Do borderline personality disorders have a cure?
No, borderline personality disorders don’t have a cure. There is no quick fix or solution that would eliminate mental illness entirely. That being said, it’s possible to manage symptoms of BPD and reduce their intensity. The only way to make that happen is to adhere to the treatment recommended by the doctor. By managing symptoms and lowering their intensity, the quality of life among patients improves. Many people with BPD go on to have satisfying lives.
What is the difference between borderline personality disorder and schizophrenia?
The difference between borderline personality disorder and schizophrenia is that the latter is not a personality disorder. Instead, schizophrenia is a psychotic disorder.
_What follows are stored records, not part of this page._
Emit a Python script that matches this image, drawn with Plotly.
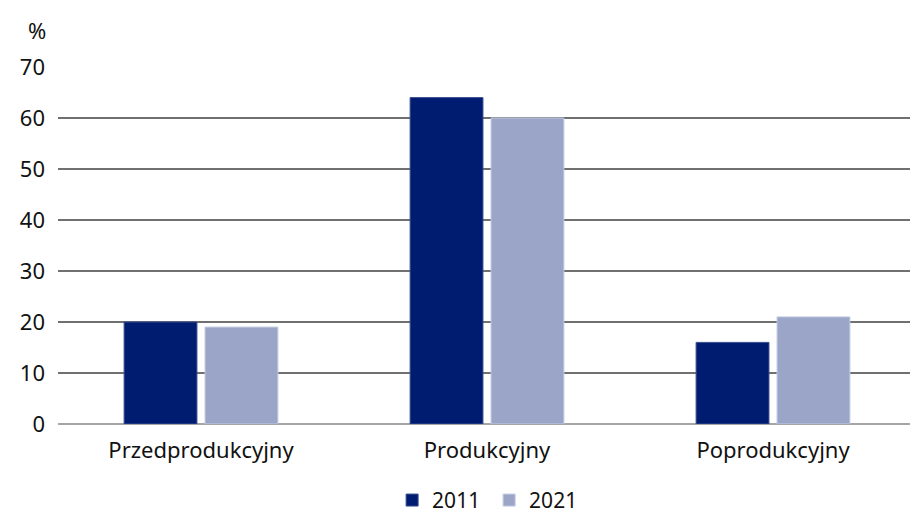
import plotly.graph_objects as go

categories = ["Przedprodukcyjny", "Produkcyjny", "Poprodukcyjny"]
values_2011 = [20, 64, 16]
values_2021 = [19, 60, 21]
series_names = ["2011", "2021"]
y_ticks = [0, 10, 20, 30, 40, 50, 60, 70]

FONT = "Noto Sans, Open Sans, sans-serif"

fig = go.Figure()
fig.add_trace(go.Bar(
    x=categories, y=values_2011, name=series_names[0],
    marker=dict(color="#001C71", line=dict(color="#3a4f8f", width=1)),
))
fig.add_trace(go.Bar(
    x=categories, y=values_2021, name=series_names[1],
    marker=dict(color="#9AA5C8", line=dict(color="#c3cae0", width=1)),
))

fig.update_layout(
    width=910, height=515,
    margin=dict(l=58, r=0, t=67, b=91, autoexpand=False),
    paper_bgcolor="white", plot_bgcolor="white",
    barmode="group", bargap=0.434, bargroupgap=0.1,
    font=dict(family=FONT, size=22, color="#111111"),
    showlegend=True,
    legend=dict(orientation="h", x=0.506, xanchor="center", y=-0.214, yanchor="middle",
                font=dict(size=21), itemwidth=30, entrywidth=52, traceorder="normal"),
    xaxis=dict(range=[-0.5, 2.479], showgrid=False, showline=False, zeroline=False,
               automargin=False, ticks="", ticklabelstandoff=11, tickfont=dict(size=22)),
    yaxis=dict(range=[0, 70], tickvals=y_ticks, showgrid=True, gridcolor="#707070",
               gridwidth=1.5, zeroline=True, zerolinecolor="#a6a6a6", zerolinewidth=2,
               automargin=False, showline=False, ticks="", ticklabelstandoff=12,
               tickfont=dict(size=22)),
    annotations=[dict(text="%", x=(37 - 58) / 852, y=1.104, xref="paper", yref="paper",
                      xanchor="center", yanchor="middle",
                      showarrow=False, font=dict(size=22))],
)

fig.write_html("out.html", config={"displayModeBar": False},
               post_script="document.body.style.margin='0';document.body.style.overflow='hidden';")
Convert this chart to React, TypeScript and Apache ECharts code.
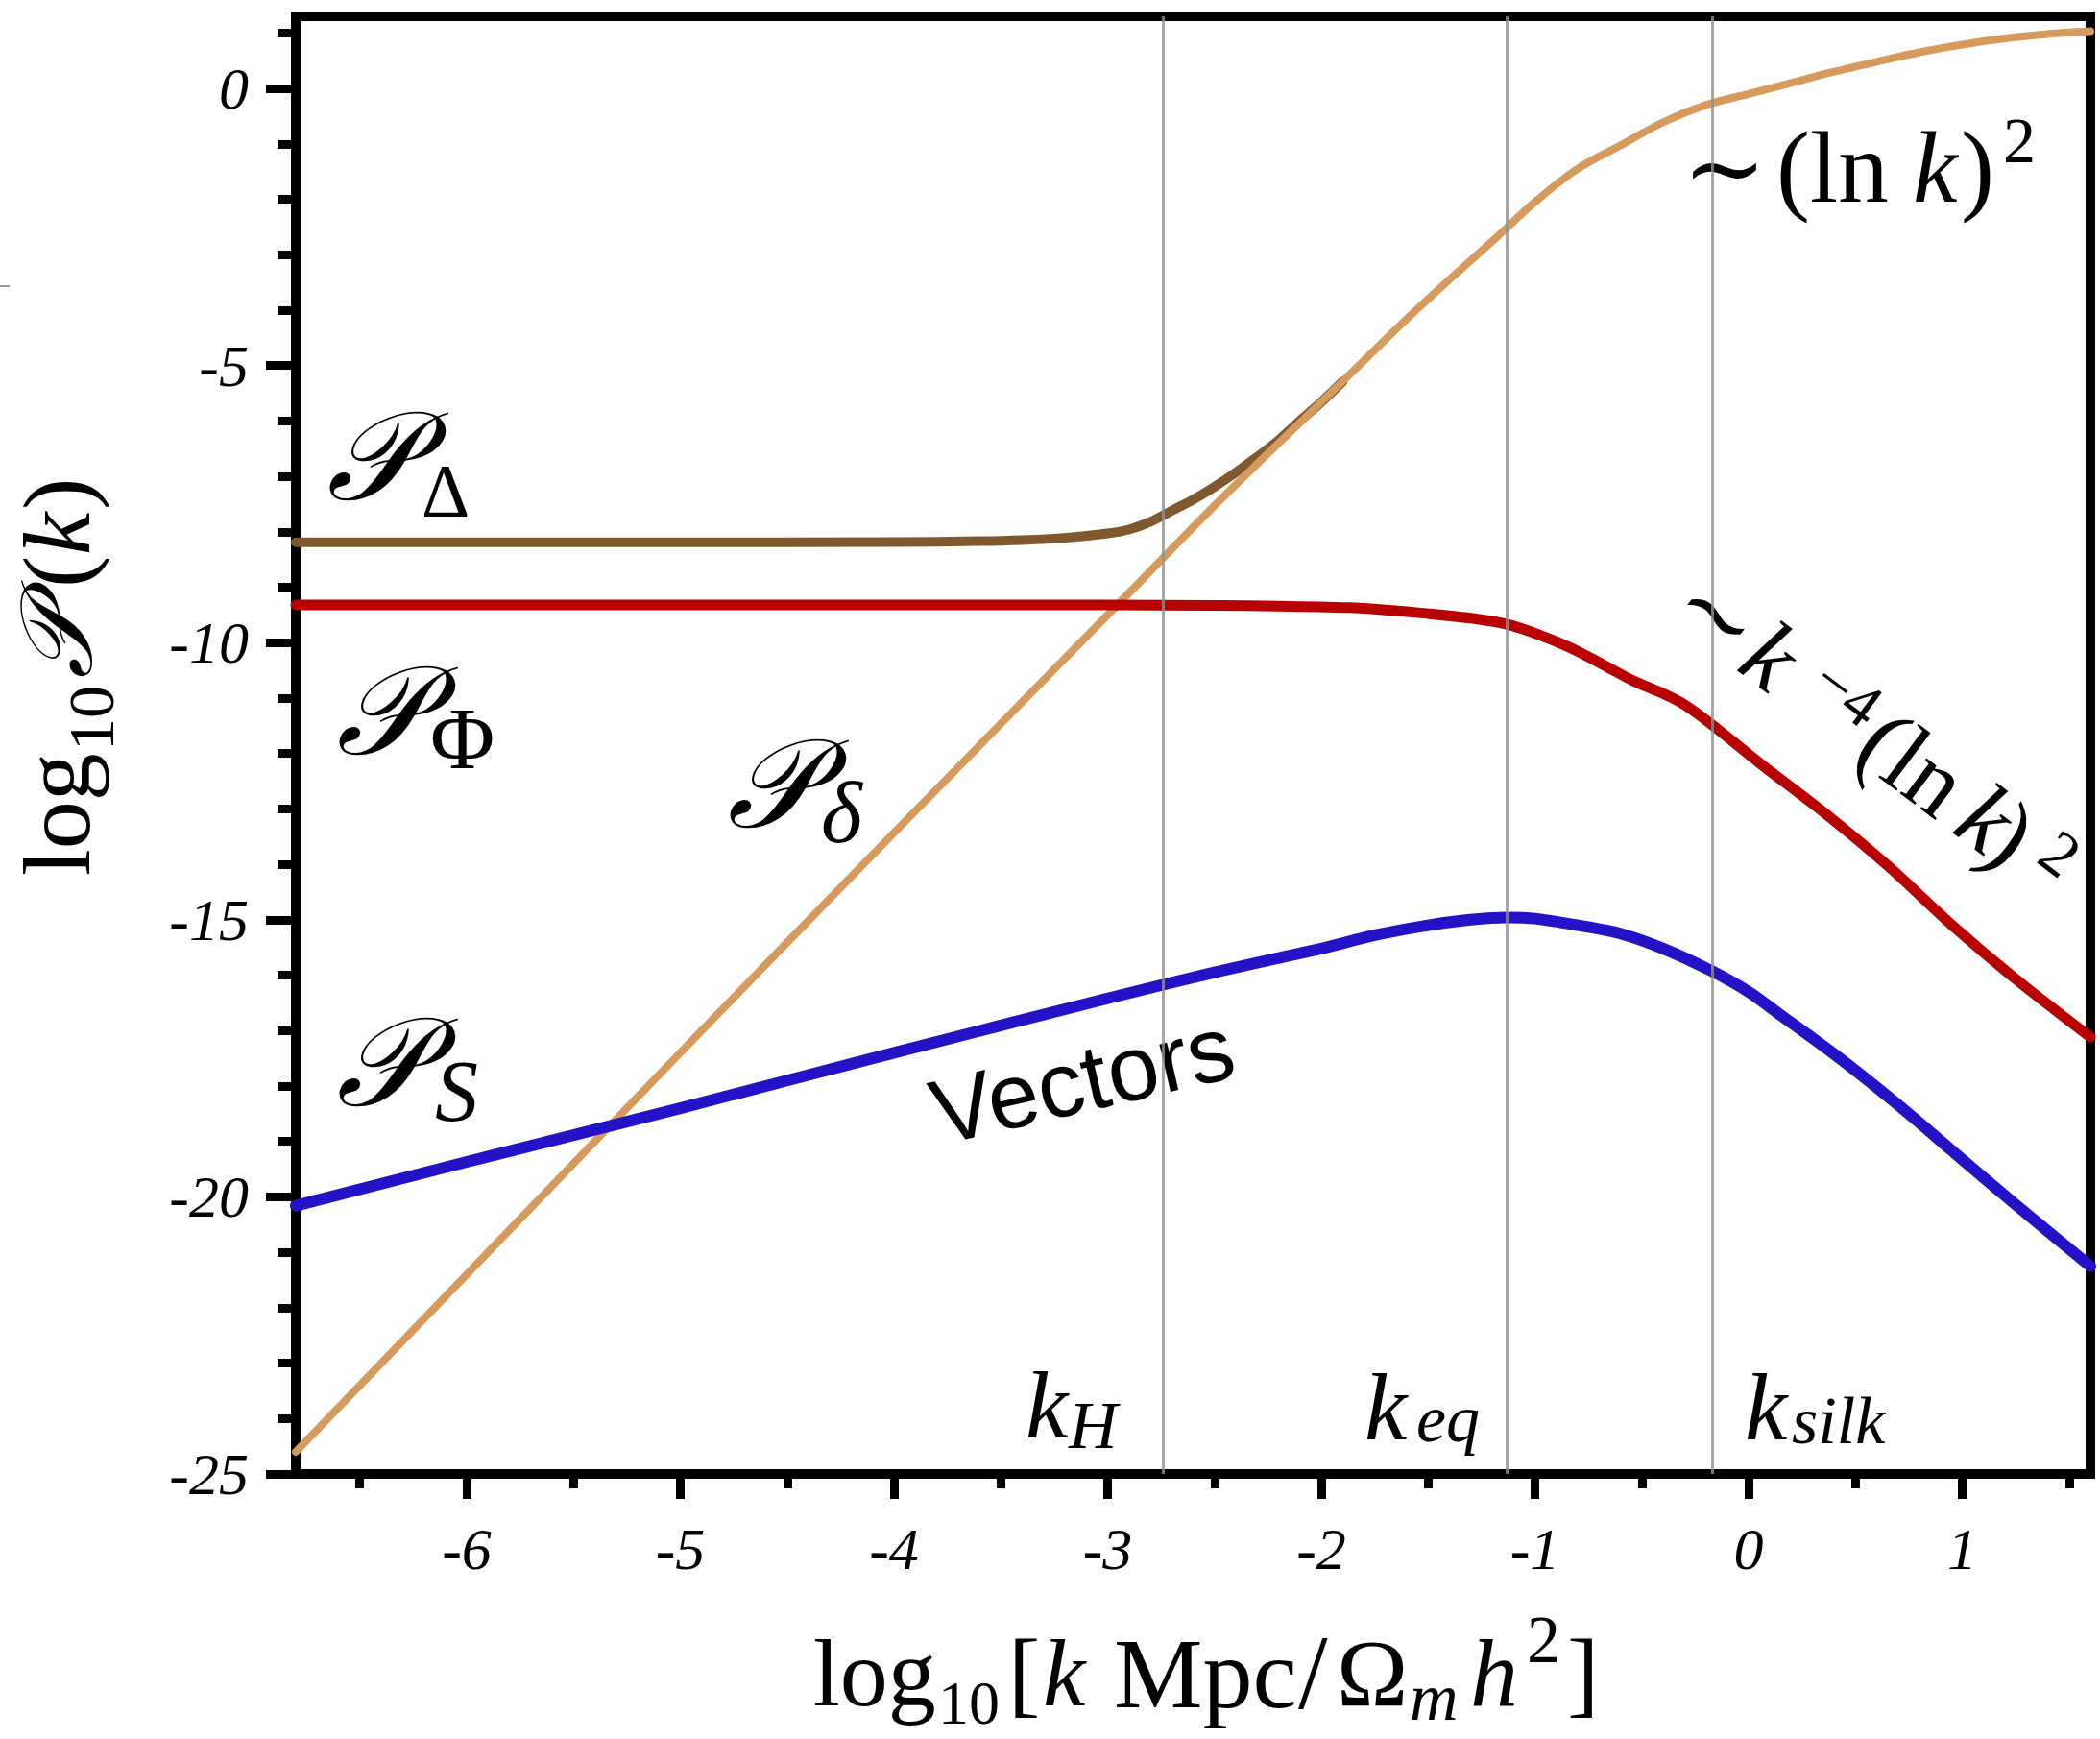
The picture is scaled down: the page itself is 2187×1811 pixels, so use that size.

People with BPD find it difficult to control their emotions and behaviors. On the other hand, individuals with schizophrenia have an impaired perception of reality. Schizophrenia includes symptoms such as hallucinations, delusions, disorganized speech, movements, or behaviors.
While psychosis can occur in both disorders, in people with BPD, the episodes are short, fleeting, and stress-related. In people with BPD, psychosis isn’t accompanied by negative symptoms such as disorganization, PsychCentral reports.
Even though they’re different disorders, BPD and schizophrenia frequently coexist.